Thursday, August 23, 2007

Name that loon


A couple of socialites have had a baby and called it Minty Mellon. It's not funny, it's cruel. She'll probably turn out to be some 20-stone dimwit rather than the willowy Monte Carlo-based party girl they hope she'll be.

Personally, I don't like my (real) name. It's short and dull and I always hated having to say it. The first name is three syllables, so since the age of about 15 I've picked the first syllable and stuck with it. Only family call me by the proper version. The surname is a squeaky-sounding lump of silliness I've always despised. At least I'm not called Newby Hands. Or Minty Mellon.

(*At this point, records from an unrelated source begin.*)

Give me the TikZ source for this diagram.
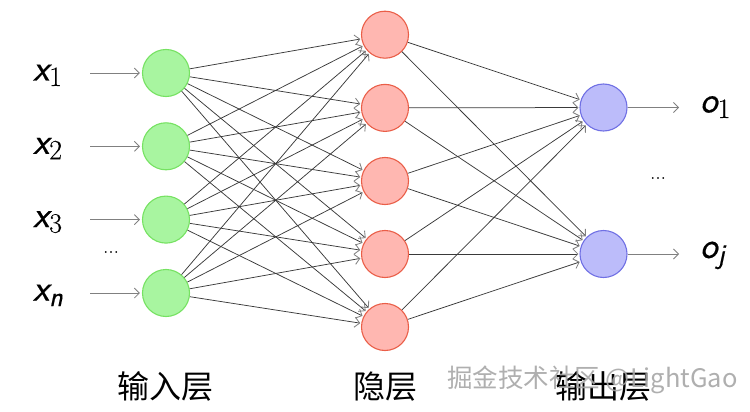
\documentclass[tikz,border=0pt]{standalone}
\usepackage{fontspec}
\newfontfamily\cjk{Noto Sans CJK SC}
\newfontfamily\varsf{Latin Modern Sans}[FakeBold=0.45]
\newfontfamily\varrm{Latin Modern Roman}[FakeBold=0.3]
\usetikzlibrary{arrows.meta}
\definecolor{ingreen}{RGB}{168,245,160}
\definecolor{ingreenb}{RGB}{118,226,98}
\definecolor{hidred}{RGB}{255,183,177}
\definecolor{hidredb}{RGB}{234,94,72}
\definecolor{outblue}{RGB}{188,188,250}
\definecolor{outblueb}{RGB}{112,112,228}
\definecolor{linedark}{RGB}{58,58,58}
\definecolor{tipgray}{RGB}{128,128,128}
\newcommand\subdig[1]{\raisebox{-5.5pt}{\fontsize{28}{28}\selectfont\varrm\upshape #1}}
\newcommand\subit[1]{\raisebox{-5.5pt}{\fontsize{28}{28}\selectfont\varsf\itshape #1}}
\begin{document}
\begin{tikzpicture}[x=1pt,y=-1pt,
  neuron/.style={circle,minimum size=47pt,inner sep=0pt,line width=1.1pt},
  innode/.style={neuron,fill=ingreen,draw=ingreenb},
  hidnode/.style={neuron,fill=hidred,draw=hidredb},
  outnode/.style={neuron,fill=outblue,draw=outblueb},
  conn/.style={draw=linedark,line width=0.75pt,shorten >=1pt,
    -{Straight Barb[length=5pt,width=10pt,color=tipgray,line width=0.85pt]}},
  feed/.style={draw=tipgray,line width=0.85pt,shorten >=2pt,
    -{Straight Barb[length=5pt,width=10pt,line width=0.85pt]}},
  varlbl/.style={font=\fontsize{37}{42}\selectfont\varsf\itshape,inner sep=0pt,anchor=base west},
  dotslbl/.style={font=\fontsize{21}{21}\selectfont\varrm,inner sep=0pt},
  layerlbl/.style={font=\cjk\fontsize{32}{36}\selectfont,inner sep=0pt},
  wmark/.style={font=\cjk\fontsize{25.5}{26}\selectfont,inner sep=0pt,anchor=west,text=gray!70,opacity=0.9}
]
\useasboundingbox (0,0) rectangle (750,412);
% input nodes
\node[innode] (i1) at (166,73) {};
\node[innode] (i2) at (166,146.3) {};
\node[innode] (i3) at (166,219.6) {};
\node[innode] (i4) at (166,293) {};
% hidden nodes
\node[hidnode] (h1) at (385,34.7) {};
\node[hidnode] (h2) at (385,107.9) {};
\node[hidnode] (h3) at (385,181) {};
\node[hidnode] (h4) at (385,254) {};
\node[hidnode] (h5) at (385,327) {};
% output nodes
\node[outnode] (o1) at (603.5,107.5) {};
\node[outnode] (o2) at (603.5,254) {};
% connections
\foreach \a in {1,...,4}{
  \foreach \b in {1,...,5}{
    \draw[conn] (i\a) -- (h\b);
  }
}
\foreach \a in {1,...,5}{
  \foreach \b in {1,2}{
    \draw[conn] (h\a) -- (o\b);
  }
}
% input feeds
\coordinate (s1) at (90,73);
\coordinate (s2) at (90,146.3);
\coordinate (s3) at (90,219.6);
\coordinate (s4) at (90,293);
\foreach \a in {1,...,4}{\draw[feed] (s\a) -- (i\a);}
% output feeds
\coordinate (e1) at (681,107.5);
\coordinate (e2) at (681,254);
\draw[feed] (o1) -- (e1);
\draw[feed] (o2) -- (e2);
% labels
\node[varlbl] (lx1) at (33,80.5) {x\subdig{1}};
\node[varlbl] (lx2) at (33,153.8) {x\subdig{2}};
\node[varlbl] (lx3) at (33,227.1) {x\subdig{3}};
\node[varlbl] (lxn) at (33,300.5) {x\subit{n}};
\node[dotslbl] (din) at (111,252) {...};
\node[varlbl] (lo1) at (700,112.5) {o\subdig{1}};
\node[varlbl] (loj) at (700,258) {o\subit{j}};
\node[dotslbl] (dout) at (658,178) {...};
% layer labels
\node[layerlbl] (L1) at (165,386) {输入层};
\node[layerlbl] (L2) at (385,387) {隐层};
\node[layerlbl] (L3) at (603,386) {输出层};
\node[wmark] (wm) at (447,380) {掘金技术社区 @LightGao};
\end{tikzpicture}
\end{document}
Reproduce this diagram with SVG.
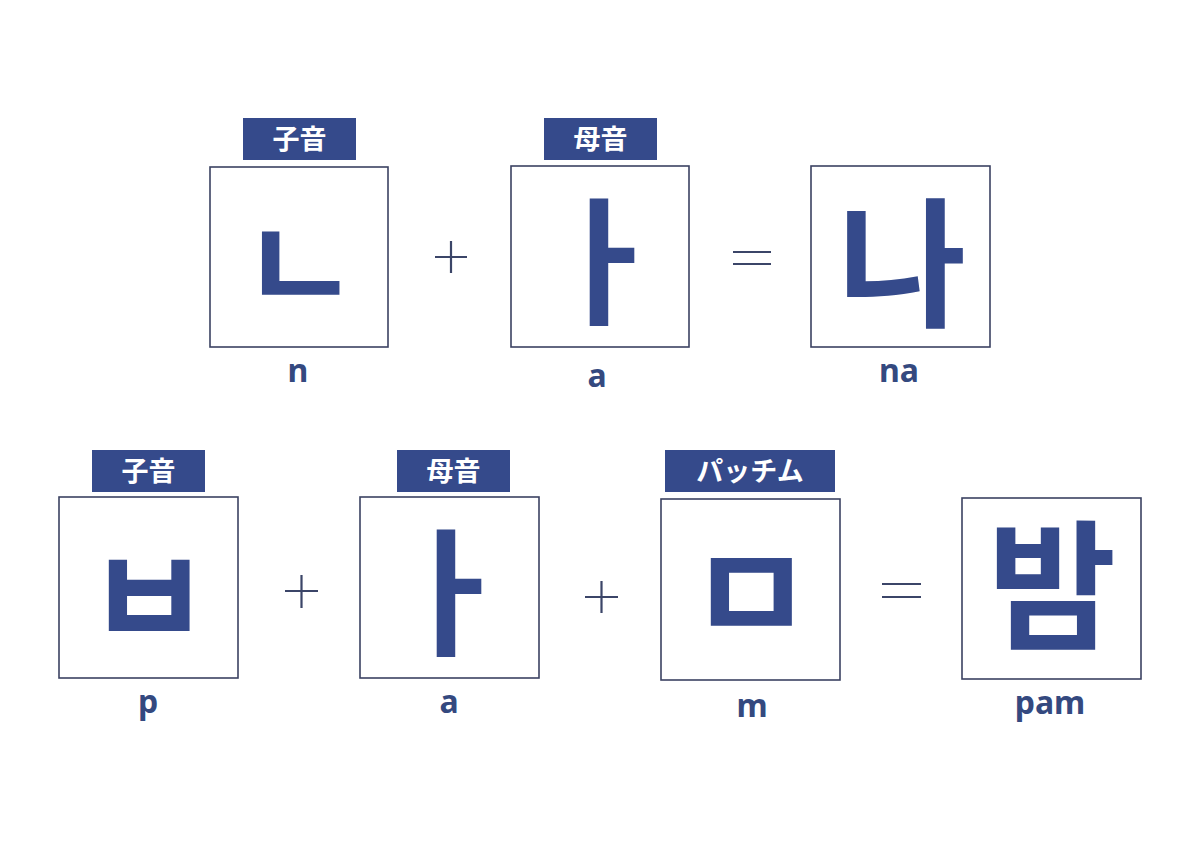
<svg xmlns="http://www.w3.org/2000/svg" width="1200" height="848" viewBox="0 0 1200 848">
<style>
.box{fill:#fff;stroke:#3b4262;stroke-width:1.6}
.tag{fill:#354a8b}
.tagt{fill:#fff;font-family:"Noto Sans CJK JP","Noto Sans CJK KR",sans-serif;font-weight:700;font-size:27px;text-anchor:middle}
.g{fill:#354a8b;font-family:"Noto Sans CJK KR",sans-serif;font-weight:700;text-anchor:middle}
.cap{fill:#34497f;font-family:"Noto Sans","Open Sans",sans-serif;font-weight:700;font-size:32px;text-anchor:middle}
.op{stroke:#3b4568;stroke-width:2.2;fill:none}
</style>
<rect width="1200" height="848" fill="#fff"/>
<g id="n1">
<rect class="tag" x="243" y="118" width="113" height="42"/>
<text class="tagt" x="299.5" y="149">子音</text>
<rect class="box" x="210" y="167" width="178" height="180"/>
<text class="g" x="300" y="313" font-size="130">ㄴ</text>
<text class="cap" x="298" y="382">n</text>
</g>
<g id="n2">
<rect class="tag" x="544" y="118" width="113" height="42"/>
<text class="tagt" x="600.5" y="149">母音</text>
<rect class="box" x="511" y="166" width="178" height="181"/>
<text class="g" x="603" y="313" font-size="138">ㅏ</text>
<text class="cap" x="597" y="387">a</text>
</g>
<g id="n3">
<rect class="box" x="811" y="166" width="179" height="181"/>
<text class="g" x="902" y="316" font-size="140">나</text>
<text class="cap" x="899" y="382">na</text>
</g>
<g id="n4">
<rect class="tag" x="92" y="450" width="113" height="42"/>
<text class="tagt" x="148.5" y="481">子音</text>
<rect class="box" x="59" y="497" width="179" height="181"/>
<text class="g" x="149" y="648" font-size="138">ㅂ</text>
<text class="cap" x="148" y="713">p</text>
</g>
<g id="n5">
<rect class="tag" x="397" y="450" width="113" height="42"/>
<text class="tagt" x="453.5" y="481">母音</text>
<rect class="box" x="360" y="497" width="179" height="181"/>
<text class="g" x="450" y="644" font-size="138">ㅏ</text>
<text class="cap" x="449" y="713">a</text>
</g>
<g id="n6">
<rect class="tag" x="665" y="450" width="170" height="42"/>
<text class="tagt" x="750" y="481">パッチム</text>
<rect class="box" x="661" y="499" width="179" height="181"/>
<text class="g" x="751" y="644" font-size="138">ㅁ</text>
<text class="cap" x="752" y="717">m</text>
</g>
<g id="n7">
<rect class="box" x="962" y="498" width="179" height="181"/>
<text class="g" x="1052" y="638" font-size="140">밤</text>
<text class="cap" x="1050" y="714">pam</text>
</g>
<g id="connectors">
<path class="op" d="M435 257H467M451 241V273"/>
<path class="op" d="M733 252H771M733 264H771"/>
<path class="op" d="M285 591H318M301.5 575V608"/>
<path class="op" d="M585 597H618M601.5 581V613"/>
<path class="op" d="M882 584H921M882 597H921"/>
</g>
</svg>
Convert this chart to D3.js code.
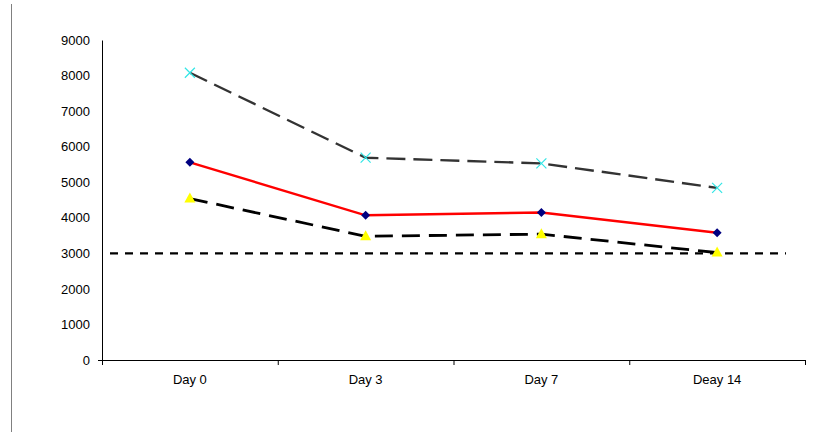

There was a journalist called Minty Clinch - whatever happened to her? I didn't actually realise this was a person for ages. I thought it was a stage direction. Like I thought Gay Search, who's actually a gardening writer, was an introduction bureau, like Dateline.

We all know there's a fashion for bizarre names. No wonder kids are out of control. If you were called Sauna, Jutney or Liverpate you'd be hiding under a hoodie self-harming too.

When I was at school, the classes were heaving with Susans, Peters, Davids, Andrews, Pauls and Janes. These names are dying out. When was the last time someone told you they'd called their newborn Stuart or Helen?

These people called their kids Emma, Lucy, Charlotte, James and Emily. Then they called theirs Sid, Alfie, Daisy, Stanley and Rosie. There's a real Upstairs Downstairs thing going on here. But all nice, solid names nonetheless. Nothing out of the ordinary.

Some unusual names can be nice. It's just the plain stupid (Princess Tiiami), or place names (Brooklyn), products (Porsche) or surnames (Taylor - always pronounced Ty-ler), or made up names (D'Shanae) that should be stamped out.

The campaign for real names starts here.

11 comments:

A Kitten in a Brandy Glass said...

I never met her, but there was a contemporary of mine at university who rejoiced under the name of Trilby Sloame. I also worked with someone who named her son Harrison, which is not that bad, only her surname was Ward.

I have come to terms with my own name over the years, particularly the constantly having to spell my surname and then finding that people have spelled my first name wrong to compensate.

Clair said...

I'm now going to start calling you by the third, under-used syllable of your name now.

I wrote about names a while back, and consequently get a lot of hits for a mention of a fashion writer called Muffie Sproat.

Five-Centres said...

My wife was at school with a girl called Amyrillis Broomhead.

Clair, you may call me Than

Clair said...

I shall. It makes you sound like the caveman you are.....grrrrr!!

TimT said...

If you and Clair will stop flirting for a moment, I'll see your Amaryllis Broomhead and raise you an Eldred Willey – a bloke I shared seminars with at university. He had a profile like one of those Norman soldiers you see on tombs, and I could well imagine that his family had been calling their firstborn son Eldred ever since the Battle of Hastings.

Maybe we could start a campaign to revive Saxon names - Ethelred, Aelfric, Athelstan...

Clair said...

Clive James has a daughter called Claerwen, and Gyles Brandreth's kids have Saxon names, though for the life of me I can't remember what they are.

Gwen said...

There's a girl in my office called Sheree. That's just plain daft although she is a really nice girl. She should change it to Sophie or something a bit more sensible.

Ishouldbeworking said...
This comment has been removed by the author.
Helen said...

We know a certain Lucy whose second name is Chrysanthemum!

Five-Centres said...

It was Hyacinth, actually.

Helen said...

That's what I meant! Knew it was some kind of flower.